Par ailleurs, l'implication du CNES dans le domaine de l'environnement est quotidienne. Outre l'élévation du niveau des océans due au réchauffement climatique – trois millimètres par an, cela semble peu, mais cela représente six centimètres en vingt ans, trente centimètres en un siècle –, nous mesurons le phénomène qui est à l'origine de ce réchauffement, c'est-à-dire les émissions de gaz à effet de serre : méthane et gaz carbonique. De plus, les satellites permettent de s'assurer, par des mesures locales de ces émissions, que les pays qui signent des accords internationaux dans ce domaine – à Lima l'année dernière, à Paris cette année – les appliquent. À cet égard, l'accord que j'ai tenu à signer avec les Chinois est particulièrement important, car le fait d'associer la Chine à nos projets rendra les contestations de ces mesures plus difficiles.

S'agissant de la formation des personnels et de la sensibilisation des jeunes, le CNES travaille beaucoup dans ce domaine, auquel j'attache une importance particulière. J'ai moi-même participé, avec Mme Fioraso, à une opération « Espace dans ma ville » organisée à Douai, et j'ai été très satisfait et un peu ému de constater que, dans ces quartiers extrêmement difficiles, non seulement nous apportions plaisir et détente à des jeunes qui ne participent pas souvent à ce type de manifestations, mais que nous suscitions un véritable intérêt pour les sciences. Par ailleurs, chaque année, nous organisons le C'Space, qui rassemble pendant une semaine de jeunes étudiants qui ont préparé de petites fusées que le CNES les aide à lancer. Cette action, qui a une double vocation, éducative et sociale – c'est la dimension à laquelle je suis le plus attaché – doit être poursuivie. Nous avons du reste un programme très dense en ce domaine.

J'en viens à la gouvernance d'Ariane 6. Pour faire face à l'intensification de la compétition, il nous faut jouer à armes égales avec nos concurrents. Cela suppose que chacun ait un rôle bien défini. Nous avons ainsi recentré les agences sur leur métier de maître d'ouvrage. Mais je veux rassurer M. Chassaigne : nous ne signerons pas pour autant un chèque en blanc à l'industrie. Nous avons en effet conclu un accord avec l'Agence spatiale européenne, aux termes duquel la direction des lanceurs du CNES interviendra en tant que direction technique afin que le lanceur soit exactement celui que nous avons spécifié. De son côté, l'industrie prendra davantage de risques et bénéficiera d'une certaine marge de manoeuvre pour s'organiser et produire le lanceur dans les meilleurs délais.
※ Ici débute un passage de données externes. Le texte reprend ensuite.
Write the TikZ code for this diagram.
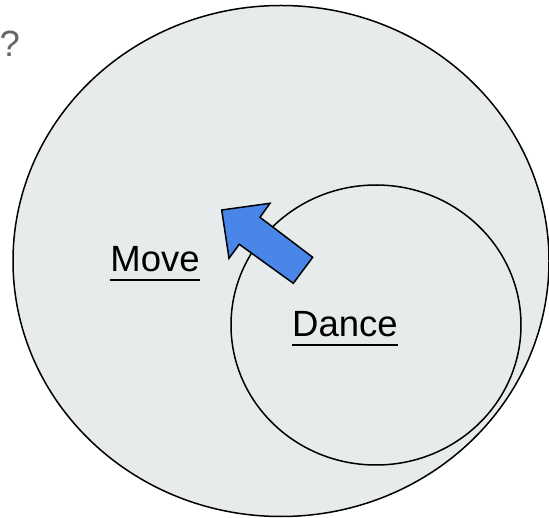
\documentclass[tikz,border=0pt]{standalone}
\usepackage{fontspec}
\setmainfont{Liberation Sans}
\usetikzlibrary{shapes.geometric}
\definecolor{fillgray}{HTML}{E8EBEC}
\definecolor{arrowblue}{HTML}{4A86E8}
\definecolor{qgray}{HTML}{666666}
\begin{document}
\begin{tikzpicture}[x=1pt,y=-1pt,
  setline/.style={draw=black,line width=1.5pt,fill=fillgray},
  lbl/.style={font=\fontsize{36.5}{44}\selectfont,inner sep=0pt,anchor=base},
  uline/.style={line width=2.7pt}]
\useasboundingbox (0,0) rectangle (549,518);
\node[setline,ellipse,minimum width=536pt,minimum height=511pt,inner sep=0pt] (move) at (281,261) {};
\node[setline,ellipse,minimum width=290pt,minimum height=280pt,inner sep=0pt] (dance) at (376,325) {};
\draw[line width=1.5pt,line join=miter,fill=arrowblue]
  (221.7,210) -- (270,203.3) -- (260,217.3) -- (312.7,257.3) -- (293.3,283.3) -- (239.3,244.3) -- (229,258.3) -- cycle;
\node[lbl,text=qgray,anchor=base west] (q) at (-0.5,57) {?};
\node[lbl] (movelbl) at (155,272) {Move};
\draw[uline] ([yshift=-8pt]movelbl.base west) -- ([yshift=-8pt]movelbl.base east);
\node[lbl] (dancelbl) at (345,337) {Dance};
\draw[uline] ([yshift=-8pt]dancelbl.base west) -- ([yshift=-8pt]dancelbl.base east);
\end{tikzpicture}
\end{document}
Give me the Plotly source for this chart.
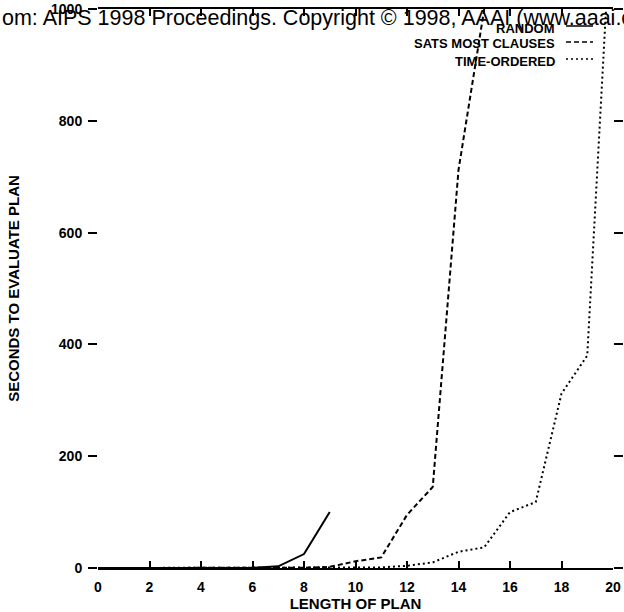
import plotly.graph_objects as go

# ---- data ----
x_random = [0, 1, 2, 3, 4, 5, 6, 7, 8, 9]
y_random = [0, 0, 0, 0, 0, 0, 0.5, 3, 25, 100]

x_sats = [0, 1, 2, 3, 4, 5, 6, 7, 8, 9, 10, 11, 12, 13, 14, 15]
y_sats = [0, 0, 0, 0, 0, 0, 0, 0, 0.5, 2, 12, 19, 95, 145, 712, 1000]

x_time = [0, 1, 2, 3, 4, 5, 6, 7, 8, 9, 10, 11, 12, 13, 14, 15, 16, 17, 18, 19, 20]
y_time = [0, 0, 0, 0, 0, 0, 0, 0, 0, 0, 0.5, 1, 4, 10, 29, 37, 100, 118, 312, 380, 1230]

series_names = ["RANDOM", "SATS MOST CLAUSES", "TIME-ORDERED"]
x_ticks = [0, 2, 4, 6, 8, 10, 12, 14, 16, 18, 20]
y_ticks = [0, 200, 400, 600, 800, 1000]
y_ticktext = ["0", "200", "400", "600", "800", "1000"]

W, H = 624, 612
ML, MR, MT, MB = 98, 11, 9, 44
PW, PH = W - ML - MR, H - MT - MB
BOTTOM = H - MB


def px_x(p):
    return (p - ML) / PW


def px_y(p):
    return (BOTTOM - p) / PH


FONT = "Liberation Sans"
dashes = ["solid", "5px,3px", "2px,3px"]

fig = go.Figure()
for xs, ys, name, dash in zip([x_random, x_sats, x_time], [y_random, y_sats, y_time],
                              series_names, dashes):
    fig.add_trace(go.Scatter(x=xs, y=ys, mode="lines", name=name,
                             line=dict(color="black", width=2, dash=dash),
                             showlegend=False))

fig.update_layout(
    width=W, height=H,
    margin=dict(l=ML, r=MR, t=MT, b=MB, autoexpand=False),
    paper_bgcolor="white", plot_bgcolor="white",
    font=dict(family=FONT, color="black", size=14, weight="bold"),
    xaxis=dict(range=[0, 20], tickvals=x_ticks, ticks="inside", ticklen=7, tickwidth=2,
               tickcolor="black", showline=True, linecolor="black", linewidth=2,
               mirror="ticks", showgrid=False, zeroline=False, ticklabelstandoff=5,
               tickfont=dict(family=FONT, size=14, weight="bold"),
               title=dict(text="LENGTH OF PLAN", standoff=0,
                          font=dict(family=FONT, size=15, weight="bold"))),
    yaxis=dict(range=[0, 1000], tickvals=y_ticks, ticktext=y_ticktext, ticks="outside",
               ticklen=9, tickwidth=2, tickcolor="black", showline=False, showgrid=False,
               zeroline=False, ticklabelstandoff=3, mirror="ticks",
               tickfont=dict(family=FONT, size=14, weight="bold"),
               title=dict(text="SECONDS TO EVALUATE PLAN", standoff=27,
                          font=dict(family=FONT, size=15, weight="bold"))),
)

# legend drawn manually (labels right-aligned, samples on the right)
legend_rows = [28, 44, 61]
for name, dash, yrow in zip(series_names, dashes, legend_rows):
    fig.add_annotation(text=name, xref="paper", yref="paper", x=px_x(557), y=px_y(yrow),
                       xanchor="right", yanchor="middle", showarrow=False,
                       font=dict(family=FONT, size=13, weight="bold", color="black"))
    fig.add_shape(type="line", xref="paper", yref="paper",
                  x0=px_x(566), x1=px_x(593), y0=px_y(yrow - 2), y1=px_y(yrow - 2),
                  line=dict(color="black", width=1.5, dash=dash))

# scanned-page watermark line
fig.add_annotation(text="om: AIPS 1998 Proceedings. Copyright \u00a9 1998, AAAI (www.aaai.o",
                   xref="paper", yref="paper", x=px_x(0), y=px_y(18),
                   xanchor="left", yanchor="middle", showarrow=False,
                   font=dict(family=FONT, size=21.5, weight="normal", color="black"))

fig.write_html("out.html")
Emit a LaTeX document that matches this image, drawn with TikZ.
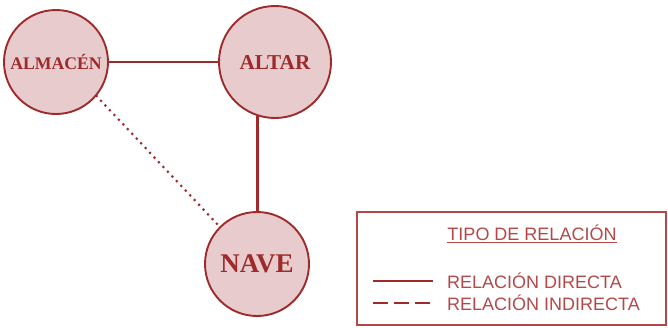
\documentclass[tikz,border=0pt]{standalone}
\usepackage{fontspec}
\setmainfont{Liberation Serif}
\setsansfont{Liberation Sans}
\usetikzlibrary{positioning}
\definecolor{vino}{RGB}{158,42,43}
\definecolor{rosa}{RGB}{232,204,205}
\definecolor{leyenda}{RGB}{180,72,72}

\begin{document}
\begin{tikzpicture}
[x=1pt,y=1pt,
sala/.style={draw=vino,line width=1.9pt,fill=rosa,circle,inner sep=0pt,text=vino},
rel/.style={vino,line width=2.4pt},
ley/.style={text=leyenda,font=\sffamily\fontsize{18}{18}\selectfont,inner sep=0pt}]
\useasboundingbox (0,0) rectangle (668,-327);
\node[sala,minimum size=104pt,font=\bfseries\fontsize{17.7}{18}\selectfont](almacen) at (56,-62){ALMACÉN};
\node[sala,minimum size=112pt,font=\bfseries\fontsize{21.2}{21}\selectfont](altar) at (275,-62){ALTAR};
\node[sala,minimum size=104pt,font=\bfseries\fontsize{27}{27}\selectfont](nave) at (257,-264){NAVE};
\draw[rel] (almacen) -- (altar);
\draw[rel] (altar.-108) -- (altar.-108 |- nave.north);
\draw[rel,line width=3pt,line cap=round,dash pattern=on 0pt off 6.5pt] (almacen.-40) -- (nave.135);
% leyenda
\draw[leyenda,line width=1.5pt] (357,-212) rectangle (666,-325);
\node[ley](titulo) at (532,-234){\underline{TIPO DE RELACIÓN}};
\coordinate (d1) at (373,-281); \coordinate (d2) at (433,-281);
\coordinate (i1) at (373,-303); \coordinate (i2) at (433,-303);
\draw[rel] (d1) -- (d2);
\draw[rel,dash pattern=on 15pt off 6pt] (i1) -- (i2);
\node[ley,anchor=west,right=14pt of d2](directa){RELACIÓN DIRECTA};
\node[ley,anchor=west,right=14pt of i2](indirecta){RELACIÓN INDIRECTA};
\end{tikzpicture}
\end{document}
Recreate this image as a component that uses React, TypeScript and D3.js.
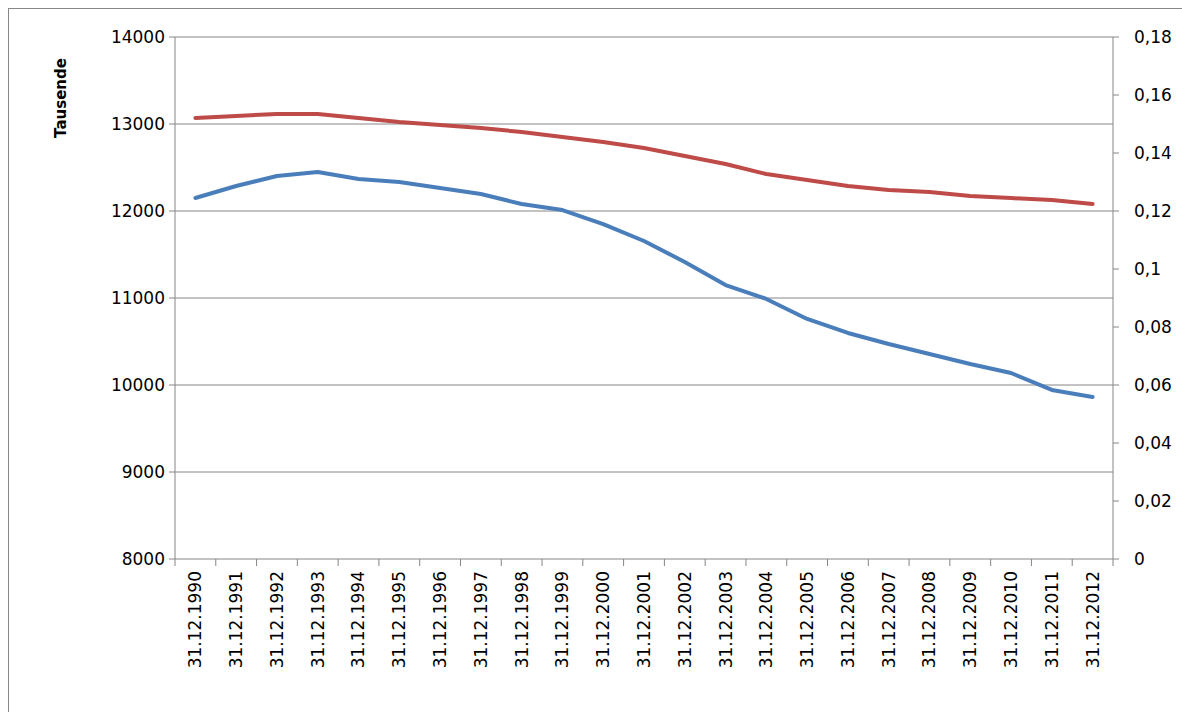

Bien entendu, le CNES conserve ses missions régaliennes : il gère le budget, de plusieurs milliards d'euros, veille à l'application de la loi sur les opérations spatiales et procède aux lancements du Centre spatial guyanais. Ainsi, c'est le directeur du centre qui, sur délégation du président du CNES, donne l'ordre de tir. Nous assumons également, avec l'ESA, la maîtrise d'ouvrage du lanceur. En outre, j'ai tenu à ce que nous conservions la maîtrise d'oeuvre de la construction du pas de tir en Guyane. Ce chantier coûtera en effet plusieurs centaines de millions d'euros et nous voulons nous assurer que la Guyane tirera bénéfice du programme Ariane 6 ; un effort considérable sera fait en faveur de l'emploi local et de l'emploi social afin de fournir du travail aux jeunes Guyanais.